[BEGIN]

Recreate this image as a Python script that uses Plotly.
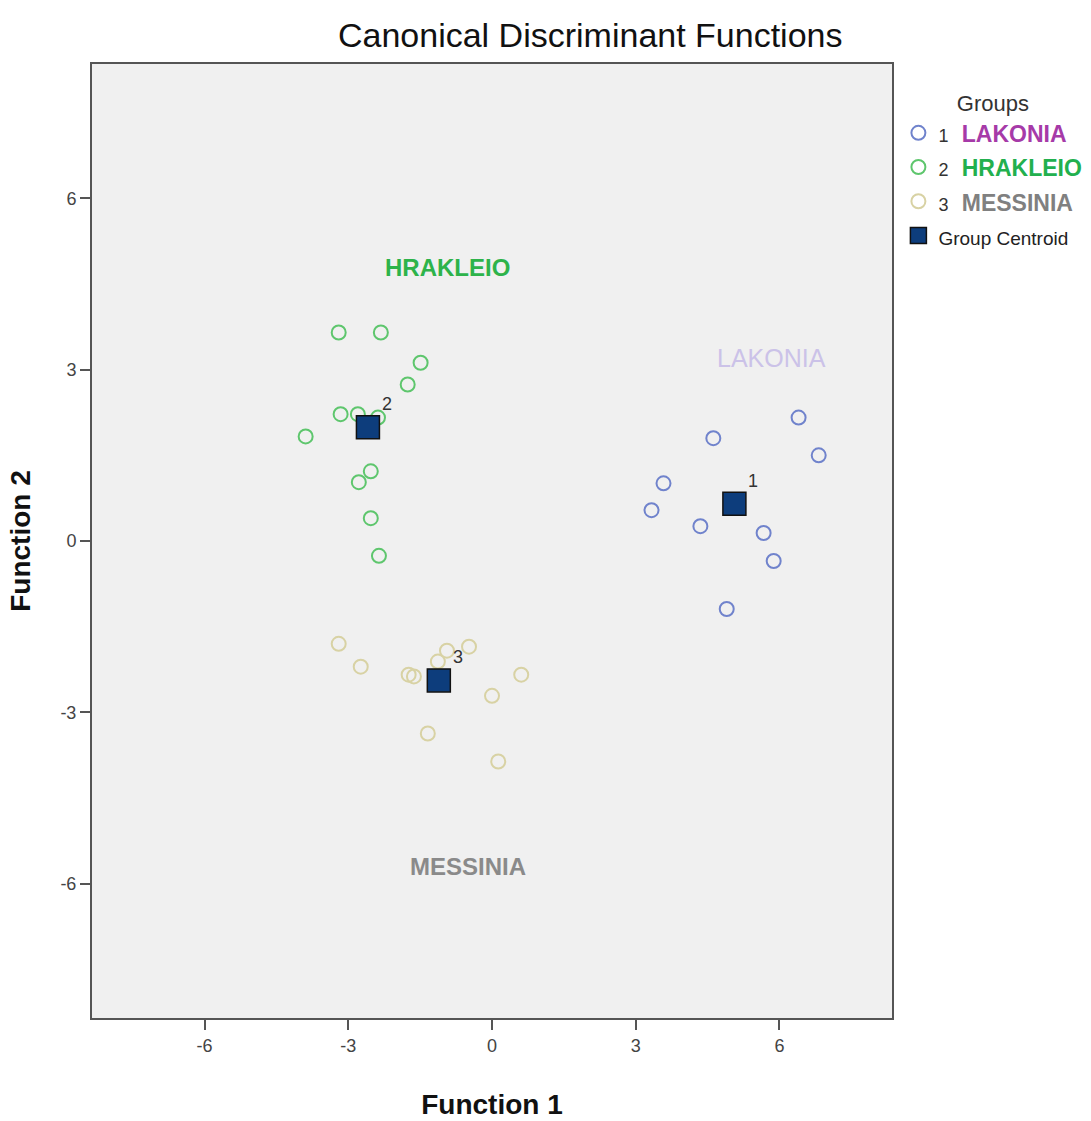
import plotly.graph_objects as go

# ---- data ----
lak_x = [6.40, 4.62, 6.82, 3.58, 3.33, 4.35, 5.67, 5.88, 4.90]
lak_y = [2.16, 1.80, 1.50, 1.01, 0.54, 0.26, 0.14, -0.35, -1.19]

hra_x = [-3.20, -2.32, -1.49, -1.76, -3.16, -2.80, -2.38, -3.89, -2.53, -2.78, -2.53, -2.36]
hra_y = [3.65, 3.65, 3.12, 2.74, 2.22, 2.22, 2.16, 1.83, 1.22, 1.03, 0.40, -0.26]

mes_x = [-3.20, -2.74, -1.74, -1.63, -0.94, -0.48, -1.13, 0.61, 0.00, -1.34, 0.13]
mes_y = [-1.80, -2.20, -2.34, -2.37, -1.92, -1.85, -2.11, -2.34, -2.71, -3.37, -3.86]

cen_x = [5.06, -2.59, -1.11]
cen_y = [0.65, 1.99, -2.44]
cen_labels = ["1", "2", "3"]

group_names = ["LAKONIA", "HRAKLEIO", "MESSINIA"]
group_ids = ["1", "2", "3"]
point_colors = ["#7083cc", "#5ec66d", "#d8d2a4"]
name_colors = ["#a63aa8", "#22b04e", "#808080"]

region_labels = ["HRAKLEIO", "LAKONIA", "MESSINIA"]
region_x = [-0.92, 5.84, -0.50]
region_y = [4.78, 3.21, -5.69]
region_colors = ["#2db34a", "#cbc2e8", "#8a8a8a"]
region_bold = [True, False, True]

ticks = [-6, -3, 0, 3, 6]

FONT = "Liberation Sans, Arial, sans-serif"

fig = go.Figure()

series = [(lak_x, lak_y), (hra_x, hra_y), (mes_x, mes_y)]
for i, (xs, ys) in enumerate(series):
    legend_name = (f"<span style='font-size:18px;color:#333'>{group_ids[i]}</span>  "
                   f"<span style='font-size:23px;color:{name_colors[i]};font-weight:bold'>{group_names[i]}</span>")
    fig.add_trace(go.Scatter(
        x=xs, y=ys, mode="markers", name=legend_name,
        marker=dict(symbol="circle-open", size=14, color=point_colors[i],
                    line=dict(width=2, color=point_colors[i])),
    ))

fig.add_trace(go.Scatter(
    x=cen_x, y=cen_y, mode="markers",
    name="<span style='font-size:19px;color:#222'>Group Centroid</span>",
    marker=dict(symbol="square", size=23, color="#0d3d7c",
                line=dict(width=1.5, color="#111111")),
))

for lbl, x, y in zip(cen_labels, cen_x, cen_y):
    fig.add_annotation(
        x=x, y=y, xref="x", yref="y", showarrow=False, text=lbl,
        xshift=19, yshift=23,
        font=dict(family=FONT, size=18, color="#333333"),
    )

for lbl, x, y, c, b in zip(region_labels, region_x, region_y, region_colors, region_bold):
    fig.add_annotation(
        x=x, y=y, xref="x", yref="y", showarrow=False,
        text=f"<b>{lbl}</b>" if b else lbl,
        font=dict(family=FONT, size=24 if b else 25, color=c),
    )

axis_common = dict(
    range=[-8.35, 8.35], tickvals=ticks, ticktext=[str(t) for t in ticks],
    showgrid=False, zeroline=False, automargin=False,
    showline=True, mirror=True, linecolor="#555555", linewidth=2,
    ticks="outside", ticklen=10, tickwidth=1.5, tickcolor="#555555",
    tickfont=dict(family=FONT, size=18, color="#444444"),
)

fig.update_layout(
    width=1091, height=1121,
    margin=dict(l=92, r=199, t=64, b=103, autoexpand=False),
    paper_bgcolor="white", plot_bgcolor="#f0f0f0",
    title=dict(text="Canonical Discriminant Functions", x=0.541, xanchor="center",
               y=0.969, yanchor="middle", xref="container", yref="container",
               font=dict(family=FONT, size=34, color="#111111")),
    xaxis=dict(**axis_common,
               title=dict(text="<b>Function 1</b>", standoff=40,
                          font=dict(family=FONT, size=28, color="#111111"))),
    yaxis=dict(**axis_common,
               title=dict(text="<b>Function 2</b>", standoff=22,
                          font=dict(family=FONT, size=28, color="#111111"))),
    legend=dict(
        x=1.008, y=0.981, xanchor="left", yanchor="top",
        bgcolor="rgba(0,0,0,0)",
        title=dict(text="Groups", side="top center",
                   font=dict(family=FONT, size=22, color="#333333")),
        font=dict(family=FONT, size=24, color="#333333"),
        tracegroupgap=0, itemwidth=30,
    ),
    showlegend=True,
)

fig.write_html("out.html")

[END]

• **SHORT PROBLEM**: Leave out any pictures, please, and quote only the lines from the top of the data through the line that contains "lak_y = [2.16, 1.80, 1.50, 1.01, 0.54, 0.26, 0.14, -0.35, -1.19]".

• **RESULT**:
Recreate this image as a Python script that uses Plotly.
import plotly.graph_objects as go

# ---- data ----
lak_x = [6.40, 4.62, 6.82, 3.58, 3.33, 4.35, 5.67, 5.88, 4.90]
lak_y = [2.16, 1.80, 1.50, 1.01, 0.54, 0.26, 0.14, -0.35, -1.19]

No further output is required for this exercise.